*Problem statement:* Below this line are records; write out exactly the lines from the one containing "Give me the matplotlib source for this chart." through the one containing "316, 314, 312, 313]", with the pictures left out.

*Supplied records:*
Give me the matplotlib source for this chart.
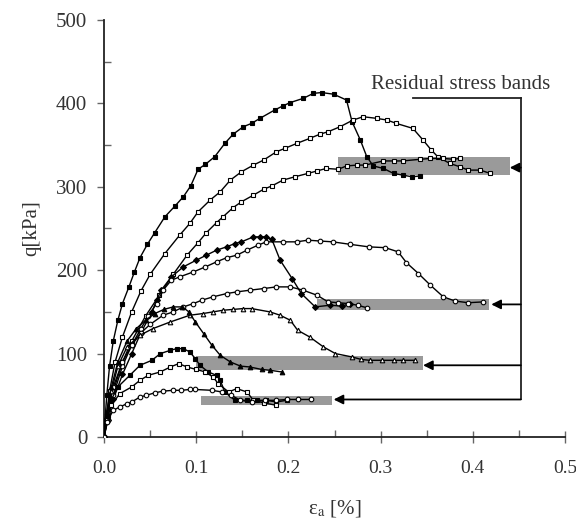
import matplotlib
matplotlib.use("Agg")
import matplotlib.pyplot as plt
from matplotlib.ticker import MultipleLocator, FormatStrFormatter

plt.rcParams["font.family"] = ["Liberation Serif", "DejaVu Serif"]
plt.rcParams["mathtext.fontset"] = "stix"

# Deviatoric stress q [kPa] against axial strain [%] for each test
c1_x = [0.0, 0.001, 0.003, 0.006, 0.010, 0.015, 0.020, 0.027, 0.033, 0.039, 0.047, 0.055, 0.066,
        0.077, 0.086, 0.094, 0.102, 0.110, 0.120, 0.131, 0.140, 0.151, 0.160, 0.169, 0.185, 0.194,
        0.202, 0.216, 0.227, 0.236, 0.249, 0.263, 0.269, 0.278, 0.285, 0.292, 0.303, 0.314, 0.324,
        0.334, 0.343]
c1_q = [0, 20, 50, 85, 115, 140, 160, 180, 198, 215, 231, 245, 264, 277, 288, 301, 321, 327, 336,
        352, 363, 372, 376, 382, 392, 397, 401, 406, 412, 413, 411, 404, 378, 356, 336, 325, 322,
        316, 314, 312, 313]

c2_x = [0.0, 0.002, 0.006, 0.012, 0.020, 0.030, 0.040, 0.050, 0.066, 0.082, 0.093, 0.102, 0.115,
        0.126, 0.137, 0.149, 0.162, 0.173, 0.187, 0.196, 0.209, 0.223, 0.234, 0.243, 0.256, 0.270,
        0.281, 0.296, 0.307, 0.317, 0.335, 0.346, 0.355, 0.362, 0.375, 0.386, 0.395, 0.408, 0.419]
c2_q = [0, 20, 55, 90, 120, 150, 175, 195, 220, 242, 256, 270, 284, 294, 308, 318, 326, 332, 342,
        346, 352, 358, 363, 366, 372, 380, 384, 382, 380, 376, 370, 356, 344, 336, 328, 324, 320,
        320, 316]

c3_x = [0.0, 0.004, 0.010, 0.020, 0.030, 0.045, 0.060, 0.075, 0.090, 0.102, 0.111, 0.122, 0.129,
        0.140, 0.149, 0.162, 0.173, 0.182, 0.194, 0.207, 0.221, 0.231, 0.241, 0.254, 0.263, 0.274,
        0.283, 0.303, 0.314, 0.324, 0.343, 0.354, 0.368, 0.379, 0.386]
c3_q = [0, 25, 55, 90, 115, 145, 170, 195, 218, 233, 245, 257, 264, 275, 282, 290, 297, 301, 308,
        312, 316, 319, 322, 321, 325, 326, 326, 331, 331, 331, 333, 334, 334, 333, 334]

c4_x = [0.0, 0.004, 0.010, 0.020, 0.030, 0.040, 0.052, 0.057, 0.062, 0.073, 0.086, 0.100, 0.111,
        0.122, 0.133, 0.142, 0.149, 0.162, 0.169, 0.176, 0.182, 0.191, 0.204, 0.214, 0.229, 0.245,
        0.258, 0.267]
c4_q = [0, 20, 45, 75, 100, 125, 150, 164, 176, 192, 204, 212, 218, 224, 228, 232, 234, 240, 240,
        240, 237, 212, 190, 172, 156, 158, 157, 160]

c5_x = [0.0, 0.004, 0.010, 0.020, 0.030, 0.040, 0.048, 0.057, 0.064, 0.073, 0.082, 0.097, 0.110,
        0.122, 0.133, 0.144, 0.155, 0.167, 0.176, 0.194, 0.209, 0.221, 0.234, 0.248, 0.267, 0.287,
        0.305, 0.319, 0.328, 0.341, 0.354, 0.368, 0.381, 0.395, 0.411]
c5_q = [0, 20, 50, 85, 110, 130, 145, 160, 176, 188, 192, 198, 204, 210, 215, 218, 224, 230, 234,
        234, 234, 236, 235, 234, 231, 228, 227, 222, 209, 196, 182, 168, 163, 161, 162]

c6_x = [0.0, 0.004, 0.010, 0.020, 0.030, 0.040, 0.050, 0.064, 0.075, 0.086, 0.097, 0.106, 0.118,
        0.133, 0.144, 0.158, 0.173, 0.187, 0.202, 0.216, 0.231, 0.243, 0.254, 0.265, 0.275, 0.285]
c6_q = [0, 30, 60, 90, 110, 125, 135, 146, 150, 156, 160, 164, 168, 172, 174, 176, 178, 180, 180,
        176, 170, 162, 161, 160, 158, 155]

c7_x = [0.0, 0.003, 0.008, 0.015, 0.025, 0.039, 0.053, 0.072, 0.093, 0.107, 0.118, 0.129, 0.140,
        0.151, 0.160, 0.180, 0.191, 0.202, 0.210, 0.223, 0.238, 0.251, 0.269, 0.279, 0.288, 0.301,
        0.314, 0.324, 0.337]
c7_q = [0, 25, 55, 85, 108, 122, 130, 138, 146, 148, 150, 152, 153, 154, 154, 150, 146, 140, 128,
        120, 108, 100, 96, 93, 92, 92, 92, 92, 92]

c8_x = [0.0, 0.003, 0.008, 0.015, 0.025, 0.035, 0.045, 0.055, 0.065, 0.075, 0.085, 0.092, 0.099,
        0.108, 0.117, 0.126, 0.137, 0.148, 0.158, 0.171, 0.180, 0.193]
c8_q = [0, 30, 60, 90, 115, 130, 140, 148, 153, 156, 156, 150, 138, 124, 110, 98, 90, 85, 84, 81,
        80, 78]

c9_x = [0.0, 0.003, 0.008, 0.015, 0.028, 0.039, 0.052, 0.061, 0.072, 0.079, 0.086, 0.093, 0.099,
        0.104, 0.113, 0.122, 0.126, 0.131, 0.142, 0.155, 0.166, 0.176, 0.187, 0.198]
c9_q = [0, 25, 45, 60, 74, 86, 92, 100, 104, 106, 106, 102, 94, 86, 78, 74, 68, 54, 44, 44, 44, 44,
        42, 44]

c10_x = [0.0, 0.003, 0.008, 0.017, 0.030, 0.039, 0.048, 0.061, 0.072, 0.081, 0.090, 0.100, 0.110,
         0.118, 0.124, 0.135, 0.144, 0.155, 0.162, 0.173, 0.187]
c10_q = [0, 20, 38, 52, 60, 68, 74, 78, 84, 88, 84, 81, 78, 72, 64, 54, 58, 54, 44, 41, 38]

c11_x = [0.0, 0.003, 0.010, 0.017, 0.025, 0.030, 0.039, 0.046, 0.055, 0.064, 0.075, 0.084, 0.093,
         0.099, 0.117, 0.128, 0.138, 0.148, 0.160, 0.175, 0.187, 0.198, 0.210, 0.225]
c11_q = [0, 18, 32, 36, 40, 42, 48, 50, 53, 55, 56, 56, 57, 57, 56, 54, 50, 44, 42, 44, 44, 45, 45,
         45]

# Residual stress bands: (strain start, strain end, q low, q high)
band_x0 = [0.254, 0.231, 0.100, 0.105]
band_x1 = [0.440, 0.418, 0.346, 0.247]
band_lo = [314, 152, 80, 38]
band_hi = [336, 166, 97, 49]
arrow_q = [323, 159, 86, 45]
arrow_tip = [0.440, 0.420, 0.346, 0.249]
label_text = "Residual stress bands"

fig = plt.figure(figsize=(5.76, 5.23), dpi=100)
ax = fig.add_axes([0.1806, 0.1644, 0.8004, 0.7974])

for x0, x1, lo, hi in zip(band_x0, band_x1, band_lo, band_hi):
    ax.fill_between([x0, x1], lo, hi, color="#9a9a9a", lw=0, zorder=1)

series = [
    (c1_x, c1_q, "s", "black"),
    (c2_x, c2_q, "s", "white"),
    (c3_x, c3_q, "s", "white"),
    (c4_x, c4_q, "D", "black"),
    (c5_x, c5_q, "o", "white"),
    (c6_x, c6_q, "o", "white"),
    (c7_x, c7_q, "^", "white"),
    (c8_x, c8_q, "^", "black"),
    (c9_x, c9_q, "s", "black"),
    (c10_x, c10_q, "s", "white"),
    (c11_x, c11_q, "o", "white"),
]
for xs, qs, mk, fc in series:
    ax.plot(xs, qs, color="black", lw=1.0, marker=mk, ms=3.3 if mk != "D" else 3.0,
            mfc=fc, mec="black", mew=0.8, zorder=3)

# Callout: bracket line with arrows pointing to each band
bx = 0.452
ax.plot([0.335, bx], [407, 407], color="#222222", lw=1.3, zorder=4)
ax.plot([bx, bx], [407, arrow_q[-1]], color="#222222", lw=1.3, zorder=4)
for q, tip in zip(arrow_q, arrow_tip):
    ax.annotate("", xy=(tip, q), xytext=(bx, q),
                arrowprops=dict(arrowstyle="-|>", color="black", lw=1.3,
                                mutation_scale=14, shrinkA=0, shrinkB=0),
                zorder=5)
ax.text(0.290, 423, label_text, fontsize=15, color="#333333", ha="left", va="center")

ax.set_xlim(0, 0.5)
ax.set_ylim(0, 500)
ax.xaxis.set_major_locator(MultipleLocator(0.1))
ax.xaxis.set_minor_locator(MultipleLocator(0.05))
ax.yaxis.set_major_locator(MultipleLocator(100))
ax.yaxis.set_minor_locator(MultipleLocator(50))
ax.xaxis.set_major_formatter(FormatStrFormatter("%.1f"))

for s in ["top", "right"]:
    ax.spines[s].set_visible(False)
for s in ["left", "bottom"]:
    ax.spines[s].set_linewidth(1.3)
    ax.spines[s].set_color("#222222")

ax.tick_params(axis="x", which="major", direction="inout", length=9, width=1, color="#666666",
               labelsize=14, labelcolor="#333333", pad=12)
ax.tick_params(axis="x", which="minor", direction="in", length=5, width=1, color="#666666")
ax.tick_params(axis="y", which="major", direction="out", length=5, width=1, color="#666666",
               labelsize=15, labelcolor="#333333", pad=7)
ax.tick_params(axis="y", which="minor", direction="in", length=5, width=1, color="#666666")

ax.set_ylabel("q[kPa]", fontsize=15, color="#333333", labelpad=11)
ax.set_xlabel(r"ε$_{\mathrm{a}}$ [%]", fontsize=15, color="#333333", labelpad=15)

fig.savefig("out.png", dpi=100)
==
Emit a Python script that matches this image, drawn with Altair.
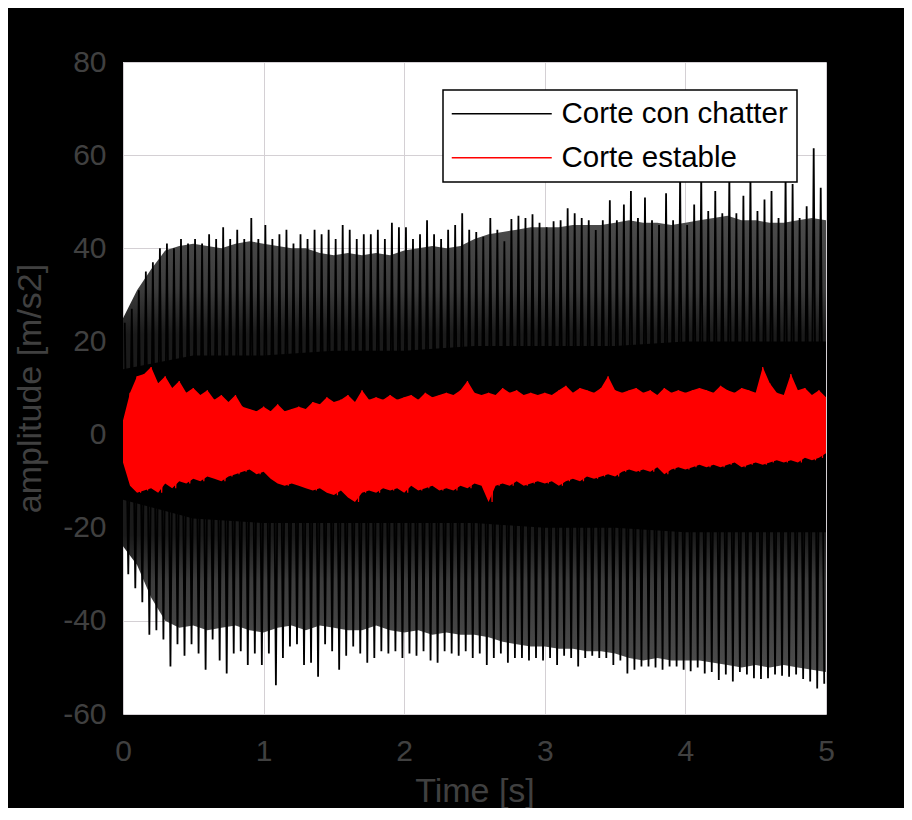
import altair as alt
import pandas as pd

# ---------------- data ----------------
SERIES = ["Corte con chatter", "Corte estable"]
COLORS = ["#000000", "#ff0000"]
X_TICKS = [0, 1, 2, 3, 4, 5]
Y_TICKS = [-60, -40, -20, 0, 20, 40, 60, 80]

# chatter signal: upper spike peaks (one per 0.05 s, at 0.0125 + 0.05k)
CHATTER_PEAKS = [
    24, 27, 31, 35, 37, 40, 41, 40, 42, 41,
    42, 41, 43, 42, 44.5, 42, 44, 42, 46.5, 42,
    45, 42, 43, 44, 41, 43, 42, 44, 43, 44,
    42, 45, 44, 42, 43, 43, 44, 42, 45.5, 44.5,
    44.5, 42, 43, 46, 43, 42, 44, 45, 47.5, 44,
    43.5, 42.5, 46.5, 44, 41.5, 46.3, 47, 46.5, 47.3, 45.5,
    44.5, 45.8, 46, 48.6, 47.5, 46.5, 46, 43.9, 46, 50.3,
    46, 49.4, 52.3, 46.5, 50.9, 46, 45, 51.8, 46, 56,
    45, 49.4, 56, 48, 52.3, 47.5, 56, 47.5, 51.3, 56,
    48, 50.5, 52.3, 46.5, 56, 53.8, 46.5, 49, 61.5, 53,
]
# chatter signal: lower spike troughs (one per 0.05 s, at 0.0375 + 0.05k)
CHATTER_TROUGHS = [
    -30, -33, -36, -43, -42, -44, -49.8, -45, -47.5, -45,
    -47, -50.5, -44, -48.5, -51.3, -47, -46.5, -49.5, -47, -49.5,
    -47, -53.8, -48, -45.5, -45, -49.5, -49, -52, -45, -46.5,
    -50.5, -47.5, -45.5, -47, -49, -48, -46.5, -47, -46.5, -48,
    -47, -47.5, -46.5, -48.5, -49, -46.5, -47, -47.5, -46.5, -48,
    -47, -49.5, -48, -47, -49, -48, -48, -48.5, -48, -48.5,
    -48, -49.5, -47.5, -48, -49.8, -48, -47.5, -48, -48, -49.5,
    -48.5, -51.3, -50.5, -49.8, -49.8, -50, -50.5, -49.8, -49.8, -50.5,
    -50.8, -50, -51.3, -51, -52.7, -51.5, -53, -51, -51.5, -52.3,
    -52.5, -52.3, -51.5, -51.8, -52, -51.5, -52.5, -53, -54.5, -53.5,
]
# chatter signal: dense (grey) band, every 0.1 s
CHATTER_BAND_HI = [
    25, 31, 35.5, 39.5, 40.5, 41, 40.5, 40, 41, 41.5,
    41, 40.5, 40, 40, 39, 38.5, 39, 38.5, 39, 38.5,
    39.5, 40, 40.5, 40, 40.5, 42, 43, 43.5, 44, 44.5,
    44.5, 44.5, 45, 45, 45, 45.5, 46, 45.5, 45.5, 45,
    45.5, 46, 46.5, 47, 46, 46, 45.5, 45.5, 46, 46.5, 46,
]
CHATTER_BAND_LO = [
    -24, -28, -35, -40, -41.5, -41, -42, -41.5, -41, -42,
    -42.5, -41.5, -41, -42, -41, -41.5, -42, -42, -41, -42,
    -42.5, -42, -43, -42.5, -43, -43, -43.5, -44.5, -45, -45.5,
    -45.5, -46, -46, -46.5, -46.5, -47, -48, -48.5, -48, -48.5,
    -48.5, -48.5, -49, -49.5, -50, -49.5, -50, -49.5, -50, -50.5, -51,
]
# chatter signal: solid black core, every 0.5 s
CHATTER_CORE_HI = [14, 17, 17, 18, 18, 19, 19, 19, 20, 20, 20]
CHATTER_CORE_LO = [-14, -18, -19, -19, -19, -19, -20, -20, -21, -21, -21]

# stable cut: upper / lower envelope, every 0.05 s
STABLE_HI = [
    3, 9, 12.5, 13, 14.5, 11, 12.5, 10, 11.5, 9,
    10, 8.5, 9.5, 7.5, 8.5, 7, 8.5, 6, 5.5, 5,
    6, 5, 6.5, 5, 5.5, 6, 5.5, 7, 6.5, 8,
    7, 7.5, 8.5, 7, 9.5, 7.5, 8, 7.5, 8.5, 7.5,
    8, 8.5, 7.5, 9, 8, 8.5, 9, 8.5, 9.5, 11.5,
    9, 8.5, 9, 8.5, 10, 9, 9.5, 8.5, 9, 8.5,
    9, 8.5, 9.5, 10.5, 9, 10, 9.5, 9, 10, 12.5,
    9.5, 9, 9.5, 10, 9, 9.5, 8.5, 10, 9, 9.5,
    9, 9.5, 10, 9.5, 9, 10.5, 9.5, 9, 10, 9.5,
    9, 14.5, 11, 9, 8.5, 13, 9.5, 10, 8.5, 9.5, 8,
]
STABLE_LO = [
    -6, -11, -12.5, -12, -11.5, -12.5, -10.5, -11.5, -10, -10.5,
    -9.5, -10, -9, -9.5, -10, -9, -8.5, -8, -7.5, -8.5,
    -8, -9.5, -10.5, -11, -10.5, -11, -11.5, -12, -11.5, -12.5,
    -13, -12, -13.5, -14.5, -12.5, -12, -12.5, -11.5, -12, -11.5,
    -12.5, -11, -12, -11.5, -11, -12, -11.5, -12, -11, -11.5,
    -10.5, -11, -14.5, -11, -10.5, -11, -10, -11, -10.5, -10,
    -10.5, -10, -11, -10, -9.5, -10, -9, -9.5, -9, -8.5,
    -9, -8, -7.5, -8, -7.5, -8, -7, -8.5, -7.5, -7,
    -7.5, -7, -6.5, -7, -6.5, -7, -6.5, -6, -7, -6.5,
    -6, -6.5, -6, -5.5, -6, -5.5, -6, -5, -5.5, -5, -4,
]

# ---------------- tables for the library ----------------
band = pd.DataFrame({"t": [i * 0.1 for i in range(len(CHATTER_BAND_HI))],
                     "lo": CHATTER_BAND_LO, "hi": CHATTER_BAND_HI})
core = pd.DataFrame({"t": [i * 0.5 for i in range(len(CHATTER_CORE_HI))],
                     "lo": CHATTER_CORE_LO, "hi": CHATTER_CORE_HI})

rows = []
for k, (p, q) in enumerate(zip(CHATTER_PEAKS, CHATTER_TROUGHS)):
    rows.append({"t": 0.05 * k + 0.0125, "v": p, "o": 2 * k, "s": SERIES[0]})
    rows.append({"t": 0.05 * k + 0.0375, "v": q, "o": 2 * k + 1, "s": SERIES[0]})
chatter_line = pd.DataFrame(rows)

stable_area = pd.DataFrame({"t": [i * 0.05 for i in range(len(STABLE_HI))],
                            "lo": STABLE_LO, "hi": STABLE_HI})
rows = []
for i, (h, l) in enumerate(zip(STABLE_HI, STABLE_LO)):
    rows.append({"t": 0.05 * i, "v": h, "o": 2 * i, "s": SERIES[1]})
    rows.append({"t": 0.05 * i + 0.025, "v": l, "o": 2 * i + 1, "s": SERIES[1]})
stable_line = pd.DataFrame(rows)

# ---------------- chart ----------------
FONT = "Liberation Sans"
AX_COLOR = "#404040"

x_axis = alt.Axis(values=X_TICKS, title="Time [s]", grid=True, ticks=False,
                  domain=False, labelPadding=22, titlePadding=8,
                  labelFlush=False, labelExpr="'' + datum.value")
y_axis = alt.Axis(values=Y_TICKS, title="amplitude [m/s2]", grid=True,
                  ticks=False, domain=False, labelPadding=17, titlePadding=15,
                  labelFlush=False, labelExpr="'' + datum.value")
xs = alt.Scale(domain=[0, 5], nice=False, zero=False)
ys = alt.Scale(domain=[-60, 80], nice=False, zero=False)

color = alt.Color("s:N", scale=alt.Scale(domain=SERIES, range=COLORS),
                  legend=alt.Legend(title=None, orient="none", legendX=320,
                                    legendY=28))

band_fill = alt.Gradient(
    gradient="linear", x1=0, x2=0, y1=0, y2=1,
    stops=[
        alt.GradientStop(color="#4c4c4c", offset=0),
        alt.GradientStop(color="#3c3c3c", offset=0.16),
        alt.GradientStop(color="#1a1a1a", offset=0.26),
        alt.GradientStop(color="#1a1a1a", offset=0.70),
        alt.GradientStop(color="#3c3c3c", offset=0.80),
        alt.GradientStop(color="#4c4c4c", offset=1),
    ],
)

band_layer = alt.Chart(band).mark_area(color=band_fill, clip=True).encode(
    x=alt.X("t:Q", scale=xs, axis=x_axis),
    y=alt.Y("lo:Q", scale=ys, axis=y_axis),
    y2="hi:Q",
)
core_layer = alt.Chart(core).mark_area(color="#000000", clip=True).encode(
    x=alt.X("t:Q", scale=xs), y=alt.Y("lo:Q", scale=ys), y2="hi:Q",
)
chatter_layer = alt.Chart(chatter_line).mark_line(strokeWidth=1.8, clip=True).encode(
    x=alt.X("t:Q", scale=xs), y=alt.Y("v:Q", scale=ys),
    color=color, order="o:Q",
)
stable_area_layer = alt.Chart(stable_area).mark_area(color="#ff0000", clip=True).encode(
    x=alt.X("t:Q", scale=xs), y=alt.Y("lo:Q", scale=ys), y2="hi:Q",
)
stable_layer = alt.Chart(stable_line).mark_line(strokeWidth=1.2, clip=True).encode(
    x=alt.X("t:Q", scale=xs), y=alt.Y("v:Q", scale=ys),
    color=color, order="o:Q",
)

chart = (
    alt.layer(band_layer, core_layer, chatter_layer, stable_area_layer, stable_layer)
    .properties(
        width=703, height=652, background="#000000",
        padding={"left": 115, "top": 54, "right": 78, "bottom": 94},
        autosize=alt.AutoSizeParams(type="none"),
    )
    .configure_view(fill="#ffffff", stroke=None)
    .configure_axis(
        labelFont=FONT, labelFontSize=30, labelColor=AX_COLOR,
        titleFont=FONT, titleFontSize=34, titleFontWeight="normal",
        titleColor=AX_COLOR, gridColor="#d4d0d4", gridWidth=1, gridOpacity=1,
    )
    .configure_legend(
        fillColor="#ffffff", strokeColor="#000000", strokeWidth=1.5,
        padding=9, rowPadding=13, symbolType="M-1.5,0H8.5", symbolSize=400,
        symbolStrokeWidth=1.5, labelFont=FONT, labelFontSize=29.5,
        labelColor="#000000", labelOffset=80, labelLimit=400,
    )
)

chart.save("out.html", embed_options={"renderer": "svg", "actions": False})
--
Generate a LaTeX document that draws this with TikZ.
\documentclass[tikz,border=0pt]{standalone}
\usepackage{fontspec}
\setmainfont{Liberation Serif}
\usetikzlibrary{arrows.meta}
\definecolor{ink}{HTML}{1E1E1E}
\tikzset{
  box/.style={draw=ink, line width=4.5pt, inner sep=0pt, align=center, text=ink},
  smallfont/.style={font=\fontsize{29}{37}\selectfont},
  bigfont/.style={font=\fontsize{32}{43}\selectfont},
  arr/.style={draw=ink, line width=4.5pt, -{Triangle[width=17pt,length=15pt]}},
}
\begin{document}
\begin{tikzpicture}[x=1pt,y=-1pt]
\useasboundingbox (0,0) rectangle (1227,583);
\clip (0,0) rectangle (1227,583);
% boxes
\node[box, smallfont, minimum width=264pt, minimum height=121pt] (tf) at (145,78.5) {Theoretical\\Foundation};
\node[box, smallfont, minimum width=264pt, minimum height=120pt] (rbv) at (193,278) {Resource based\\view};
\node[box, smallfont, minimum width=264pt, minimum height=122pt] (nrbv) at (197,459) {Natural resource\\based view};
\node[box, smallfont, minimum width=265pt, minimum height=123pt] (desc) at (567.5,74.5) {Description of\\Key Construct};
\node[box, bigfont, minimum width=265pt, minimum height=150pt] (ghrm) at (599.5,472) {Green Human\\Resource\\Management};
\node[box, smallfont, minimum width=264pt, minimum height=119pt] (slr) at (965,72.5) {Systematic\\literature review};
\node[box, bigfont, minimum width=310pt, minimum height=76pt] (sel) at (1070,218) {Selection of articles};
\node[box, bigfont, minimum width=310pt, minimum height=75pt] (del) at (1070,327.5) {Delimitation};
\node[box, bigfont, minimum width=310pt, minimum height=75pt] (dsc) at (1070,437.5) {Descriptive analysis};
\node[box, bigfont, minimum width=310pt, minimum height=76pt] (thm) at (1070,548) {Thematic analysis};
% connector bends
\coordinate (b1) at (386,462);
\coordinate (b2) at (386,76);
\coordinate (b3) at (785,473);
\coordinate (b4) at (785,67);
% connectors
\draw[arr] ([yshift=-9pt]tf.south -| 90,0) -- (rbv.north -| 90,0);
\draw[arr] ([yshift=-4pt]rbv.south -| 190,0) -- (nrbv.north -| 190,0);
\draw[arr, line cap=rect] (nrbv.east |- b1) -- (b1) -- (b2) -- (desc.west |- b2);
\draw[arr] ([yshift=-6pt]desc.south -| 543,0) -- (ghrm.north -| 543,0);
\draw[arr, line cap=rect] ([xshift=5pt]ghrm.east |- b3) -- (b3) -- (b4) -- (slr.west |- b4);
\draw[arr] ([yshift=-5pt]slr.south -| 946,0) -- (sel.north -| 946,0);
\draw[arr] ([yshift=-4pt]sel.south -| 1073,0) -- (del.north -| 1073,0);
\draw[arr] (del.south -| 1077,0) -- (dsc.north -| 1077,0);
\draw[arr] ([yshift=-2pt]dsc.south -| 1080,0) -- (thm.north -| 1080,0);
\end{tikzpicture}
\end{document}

*Answer for this exercise:*
Give me the matplotlib source for this chart.
import matplotlib
matplotlib.use("Agg")
import matplotlib.pyplot as plt
from matplotlib.ticker import MultipleLocator, FormatStrFormatter

plt.rcParams["font.family"] = ["Liberation Serif", "DejaVu Serif"]
plt.rcParams["mathtext.fontset"] = "stix"

# Deviatoric stress q [kPa] against axial strain [%] for each test
c1_x = [0.0, 0.001, 0.003, 0.006, 0.010, 0.015, 0.020, 0.027, 0.033, 0.039, 0.047, 0.055, 0.066,
        0.077, 0.086, 0.094, 0.102, 0.110, 0.120, 0.131, 0.140, 0.151, 0.160, 0.169, 0.185, 0.194,
        0.202, 0.216, 0.227, 0.236, 0.249, 0.263, 0.269, 0.278, 0.285, 0.292, 0.303, 0.314, 0.324,
        0.334, 0.343]
c1_q = [0, 20, 50, 85, 115, 140, 160, 180, 198, 215, 231, 245, 264, 277, 288, 301, 321, 327, 336,
        352, 363, 372, 376, 382, 392, 397, 401, 406, 412, 413, 411, 404, 378, 356, 336, 325, 322,
        316, 314, 312, 313]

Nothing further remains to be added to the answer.